TISHAH B'AV -- THE SUMMER SADNESS
As summer comes, Jews observe Tishah B'Av, the "ninth day of
the month of Av." According to legend, this was the day on which
the Assyrians destroyed the First Temple. It is also the date on which the
Second Temple fell to the Romans. And Jews in other places have
encountered this date in fateful ways throughout history. Some say the
ninth of Av, 1492, was the day on which King Ferdinand signed the
decree permitting the Spanish Inquisition to drive the Jews from Spain. In
commemoration of these and other events, Tishah B'Av is observed as
a day of fasting and mourning.
With the approach of fall, the yearly cycle of the Jewish festivals comes
to a close only to begin again. These holy days serve as constant
reminders to practicing Jews. But more constant than any other is the most
holy of all Jewish holidays -- the Sabbath.

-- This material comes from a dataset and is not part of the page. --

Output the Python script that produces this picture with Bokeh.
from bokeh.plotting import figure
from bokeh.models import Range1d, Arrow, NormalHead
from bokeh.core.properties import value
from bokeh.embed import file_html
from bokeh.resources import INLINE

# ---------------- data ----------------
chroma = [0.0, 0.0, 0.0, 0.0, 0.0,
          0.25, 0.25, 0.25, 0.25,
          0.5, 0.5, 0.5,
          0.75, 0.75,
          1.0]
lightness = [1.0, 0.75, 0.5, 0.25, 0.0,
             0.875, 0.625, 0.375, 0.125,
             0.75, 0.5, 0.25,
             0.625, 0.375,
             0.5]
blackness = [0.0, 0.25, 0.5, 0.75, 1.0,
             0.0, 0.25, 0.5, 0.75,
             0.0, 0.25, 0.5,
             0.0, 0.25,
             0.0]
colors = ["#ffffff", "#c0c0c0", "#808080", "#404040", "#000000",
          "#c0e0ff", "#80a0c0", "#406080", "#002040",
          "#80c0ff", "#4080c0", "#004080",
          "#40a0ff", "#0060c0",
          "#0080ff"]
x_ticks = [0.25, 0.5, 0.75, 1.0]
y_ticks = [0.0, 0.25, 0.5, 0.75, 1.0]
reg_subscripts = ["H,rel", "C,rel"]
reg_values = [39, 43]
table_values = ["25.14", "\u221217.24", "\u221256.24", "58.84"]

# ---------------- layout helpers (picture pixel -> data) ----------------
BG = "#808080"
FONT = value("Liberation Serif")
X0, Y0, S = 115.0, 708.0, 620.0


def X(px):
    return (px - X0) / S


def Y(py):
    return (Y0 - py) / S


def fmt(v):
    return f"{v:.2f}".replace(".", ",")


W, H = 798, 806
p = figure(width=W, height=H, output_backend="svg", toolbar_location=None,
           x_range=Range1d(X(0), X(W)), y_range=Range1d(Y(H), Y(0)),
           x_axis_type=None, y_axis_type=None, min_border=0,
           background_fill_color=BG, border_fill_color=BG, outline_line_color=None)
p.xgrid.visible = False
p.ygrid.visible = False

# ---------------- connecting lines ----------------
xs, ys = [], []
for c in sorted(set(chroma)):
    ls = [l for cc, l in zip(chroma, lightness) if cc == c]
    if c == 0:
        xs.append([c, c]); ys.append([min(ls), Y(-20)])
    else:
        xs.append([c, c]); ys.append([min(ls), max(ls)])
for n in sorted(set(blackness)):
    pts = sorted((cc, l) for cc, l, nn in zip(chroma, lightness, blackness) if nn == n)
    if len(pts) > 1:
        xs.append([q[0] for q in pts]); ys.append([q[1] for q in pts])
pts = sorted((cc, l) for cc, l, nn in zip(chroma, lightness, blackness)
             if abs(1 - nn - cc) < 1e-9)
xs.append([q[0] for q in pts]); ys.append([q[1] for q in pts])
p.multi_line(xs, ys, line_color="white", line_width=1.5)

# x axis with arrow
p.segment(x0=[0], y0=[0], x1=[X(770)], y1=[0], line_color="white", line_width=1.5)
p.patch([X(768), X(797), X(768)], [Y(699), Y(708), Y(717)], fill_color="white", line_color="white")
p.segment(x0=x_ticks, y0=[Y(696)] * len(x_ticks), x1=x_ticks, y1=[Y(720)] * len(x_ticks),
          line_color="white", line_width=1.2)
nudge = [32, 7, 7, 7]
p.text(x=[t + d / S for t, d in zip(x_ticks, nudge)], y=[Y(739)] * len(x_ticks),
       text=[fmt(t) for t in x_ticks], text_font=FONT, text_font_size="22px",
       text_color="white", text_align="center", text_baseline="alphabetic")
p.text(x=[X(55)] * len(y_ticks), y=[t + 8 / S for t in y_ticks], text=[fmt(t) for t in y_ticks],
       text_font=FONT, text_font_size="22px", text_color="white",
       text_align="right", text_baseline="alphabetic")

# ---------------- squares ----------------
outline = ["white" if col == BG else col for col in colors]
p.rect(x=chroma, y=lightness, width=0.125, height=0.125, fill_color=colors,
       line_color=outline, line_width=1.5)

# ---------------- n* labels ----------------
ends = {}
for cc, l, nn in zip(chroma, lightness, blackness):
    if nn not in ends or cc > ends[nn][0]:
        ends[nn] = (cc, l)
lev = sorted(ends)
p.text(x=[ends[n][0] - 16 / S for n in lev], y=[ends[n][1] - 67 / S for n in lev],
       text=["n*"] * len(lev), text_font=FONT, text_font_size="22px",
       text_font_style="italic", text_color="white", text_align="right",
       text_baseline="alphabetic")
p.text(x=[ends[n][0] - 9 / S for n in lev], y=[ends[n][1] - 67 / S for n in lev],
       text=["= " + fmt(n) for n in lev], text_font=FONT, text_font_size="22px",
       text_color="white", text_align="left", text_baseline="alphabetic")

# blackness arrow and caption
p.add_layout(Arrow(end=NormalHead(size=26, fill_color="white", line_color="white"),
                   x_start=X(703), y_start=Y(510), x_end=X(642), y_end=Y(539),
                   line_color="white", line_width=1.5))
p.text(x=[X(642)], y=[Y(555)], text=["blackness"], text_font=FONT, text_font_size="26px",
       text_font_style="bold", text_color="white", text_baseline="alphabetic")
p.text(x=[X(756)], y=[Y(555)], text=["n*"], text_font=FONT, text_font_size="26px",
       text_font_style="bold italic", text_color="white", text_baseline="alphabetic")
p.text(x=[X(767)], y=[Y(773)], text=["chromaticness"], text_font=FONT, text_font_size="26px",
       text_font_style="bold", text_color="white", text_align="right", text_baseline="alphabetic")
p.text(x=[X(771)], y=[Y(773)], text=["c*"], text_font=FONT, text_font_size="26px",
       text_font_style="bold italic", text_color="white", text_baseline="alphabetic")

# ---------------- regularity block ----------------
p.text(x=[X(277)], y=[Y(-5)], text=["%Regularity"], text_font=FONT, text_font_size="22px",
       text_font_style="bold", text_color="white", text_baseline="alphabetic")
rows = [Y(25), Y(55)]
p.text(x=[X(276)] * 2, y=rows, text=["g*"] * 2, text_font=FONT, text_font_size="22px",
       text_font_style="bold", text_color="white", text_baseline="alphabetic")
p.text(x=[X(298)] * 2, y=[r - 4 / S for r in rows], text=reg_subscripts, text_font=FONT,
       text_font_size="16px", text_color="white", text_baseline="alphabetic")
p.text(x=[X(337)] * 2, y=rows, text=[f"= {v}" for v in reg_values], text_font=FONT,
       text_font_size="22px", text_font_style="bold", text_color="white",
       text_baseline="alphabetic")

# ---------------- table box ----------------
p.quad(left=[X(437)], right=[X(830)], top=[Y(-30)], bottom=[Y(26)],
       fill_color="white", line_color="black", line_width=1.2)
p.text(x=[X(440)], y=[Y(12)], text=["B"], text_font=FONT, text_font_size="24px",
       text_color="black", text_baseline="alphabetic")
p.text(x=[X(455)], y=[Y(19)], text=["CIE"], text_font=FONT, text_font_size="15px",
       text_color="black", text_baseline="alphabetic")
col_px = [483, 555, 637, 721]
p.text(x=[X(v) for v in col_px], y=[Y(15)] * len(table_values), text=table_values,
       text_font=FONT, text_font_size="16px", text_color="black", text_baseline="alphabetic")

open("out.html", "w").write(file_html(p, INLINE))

SHABBAT -- THE WEEKLY CELEBRATION
Jews have long revered Shabbat, the Sabbath, as a "taste of the
world to come," a time of rest, of peace, and of contentment. From sundown
on Friday night until sundown on Saturday night, observant Jews set aside
time to pray and study -- a day to refrain from work and everyday cares.

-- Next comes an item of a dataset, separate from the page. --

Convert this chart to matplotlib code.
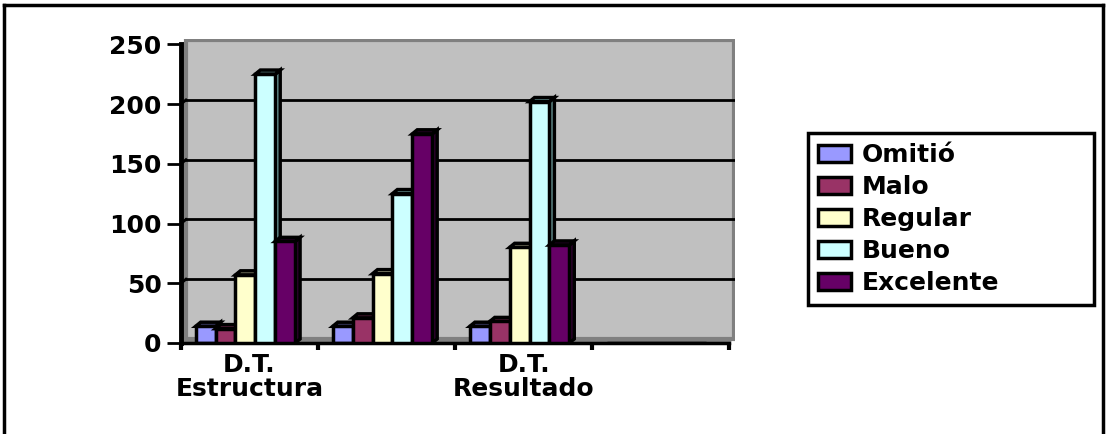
import matplotlib.pyplot as plt
import numpy as np
from matplotlib.patches import Polygon, Rectangle
from matplotlib.lines import Line2D

plt.rcParams['font.family'] = ['DejaVu Sans']
plt.rcParams['font.weight'] = 'bold'

# datos
categorias = ["D.T.\nEstructura", "", "D.T.\nResultado", ""]
series = ["Omitió", "Malo", "Regular", "Bueno", "Excelente"]
omitio = [14, 14, 14, 0]
malo = [12, 21, 18, 0]
regular = [57, 58, 80, 0]
bueno = [225, 125, 202, 0]
excelente = [85, 175, 82, 0]
valores = [omitio, malo, regular, bueno, excelente]

colores = ['#9999FF', '#993366', '#FFFFCC', '#CCFFFF', '#660066']
laterales = ['#6666B0', '#662244', '#B0B090', '#70A0A0', '#330033']

fig = plt.figure(figsize=(11.06, 4.34), dpi=100)
ax = fig.add_axes([181 / 1106, 91 / 434, 554 / 1106, 304 / 434])

# profundidad del efecto 3D
dx, dy = 0.036, 3.4
n_cat = len(categorias)

# pared del fondo, lateral y suelo
ax.add_patch(Polygon([(0, 0), (dx, dy), (dx, 250 + dy), (0, 250)],
                     closed=True, facecolor='#808080', edgecolor='none', zorder=0))
ax.add_patch(Polygon([(0, 0), (n_cat, 0), (n_cat + dx, dy), (dx, dy)],
                     closed=True, facecolor='#808080', edgecolor='none', zorder=0))
ax.add_patch(Rectangle((dx, dy), n_cat, 250, facecolor='#C0C0C0',
                       edgecolor='#808080', linewidth=3, zorder=0))
for v in range(50, 250, 50):
    ax.plot([dx, n_cat + dx], [v + dy, v + dy], color='black', lw=2, zorder=1)
    ax.plot([0, dx], [v, v + dy], color='black', lw=2, zorder=1)

ancho = 0.145
x = np.arange(n_cat) + 0.5 - 0.03
for i, (nombre, vals) in enumerate(zip(series, valores)):
    pos = x + (i - 2) * ancho
    for xc, v in zip(pos, vals):
        if v <= 0:
            continue
        x0, x1 = xc - ancho / 2, xc + ancho / 2
        # cara lateral y tapa
        ax.add_patch(Polygon([(x1, 0), (x1 + dx, dy), (x1 + dx, v + dy), (x1, v)],
                             closed=True, facecolor=laterales[i], edgecolor='black',
                             linewidth=2.5, zorder=2 + i))
        ax.add_patch(Polygon([(x0, v), (x0 + dx, v + dy), (x1 + dx, v + dy), (x1, v)],
                             closed=True, facecolor=laterales[i], edgecolor='black',
                             linewidth=2.5, zorder=2 + i))
    ax.bar(pos, vals, width=ancho, color=colores[i], edgecolor='black',
           linewidth=2.5, label=nombre, zorder=2.5 + i)

ax.set_xlim(0, n_cat + dx + 0.005)
ax.set_ylim(0, 250 + dy + 1)
ax.set_facecolor('white')
for s in ['top', 'right']:
    ax.spines[s].set_visible(False)
ax.spines['left'].set_linewidth(3.5)
ax.spines['left'].set_bounds(0, 250)
ax.spines['bottom'].set_linewidth(2.5)
ax.spines['bottom'].set_bounds(0, n_cat)

ax.set_yticks(np.arange(0, 251, 50))
ax.tick_params(axis='y', labelsize=18, length=10, width=2, pad=4)
ax.set_xticks(np.arange(n_cat + 1), minor=False)
ax.set_xticklabels([])
ax.tick_params(axis='x', length=5, width=3)
ax.set_xticks(np.arange(n_cat) + 0.5, minor=True)
ax.set_xticklabels(categorias, minor=True, fontsize=18, linespacing=1.0)
ax.tick_params(axis='x', which='minor', length=0, pad=7)
for t in ax.get_yticklabels() + ax.get_xticklabels(minor=True):
    t.set_fontweight('bold')

leg = ax.legend(loc='upper left', bbox_to_anchor=(808 / 1106, 1 - 133 / 434, 286 / 1106, 0.0),
                bbox_transform=fig.transFigure, mode='expand',
                fontsize=18, frameon=True, fancybox=False, edgecolor='black', framealpha=1,
                handlelength=1.3, handleheight=0.7, handletextpad=0.45,
                labelspacing=0.32, borderpad=0.4, borderaxespad=0)
leg.get_frame().set_linewidth(2.5)
for t in leg.get_texts():
    t.set_fontweight('bold')
for h in leg.legend_handles:
    h.set_linewidth(2.5)

# marco exterior
fig.add_artist(Line2D([4 / 1106, 4 / 1106], [0, 1 - 5 / 434], transform=fig.transFigure, color='black', lw=2.5))
fig.add_artist(Line2D([4 / 1106, 1103 / 1106], [1 - 5 / 434, 1 - 5 / 434], transform=fig.transFigure, color='black', lw=2.5))
fig.add_artist(Line2D([1103 / 1106, 1103 / 1106], [0, 1 - 5 / 434], transform=fig.transFigure, color='black', lw=2.5))

fig.savefig('out.png', dpi=100)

Jews of every religious movement practice similar Sabbath customs.
Jews attend synagogue on Friday evening, where they welcome the Sabbath as
if it were a visiting monarch, calling it "the Sabbath Queen." At home,
candles are lit on Friday evening, and the Kiddush,
"Sanctification," the blessing over wine, is sung, welcoming the Sabbath
and its sense of peace into the family circle. Parents bless their
children; and thank God for providing sustenance by pronouncing a blessing
over a loaf of twisted egg-bread called a hallah (often spelled
challah). Jewish legend even has it that on the Sabbath every Jew is
given an extra soul, for the joy of Sabbath is so great that one soul
could hardly contain it.
The celebration continues on Saturday morning with a worship service
that includes the reading and study of the entire Torah portion for the
week, along with an accompanying portion taken from the Prophets (the
Haftarah). Though Bar/Bat Mitzvah can take place whenever the Torah is
read (Monday, Thursday, or Saturday), Shabbat has become the most popular
day for welcoming young Jews into adulthood.
A ceremony called Havdalah, "Separation," is held as stars
appear on Saturday evening. This closing ceremony separates the spiritual
time of Sabbath from the mundane week of workdays that follows.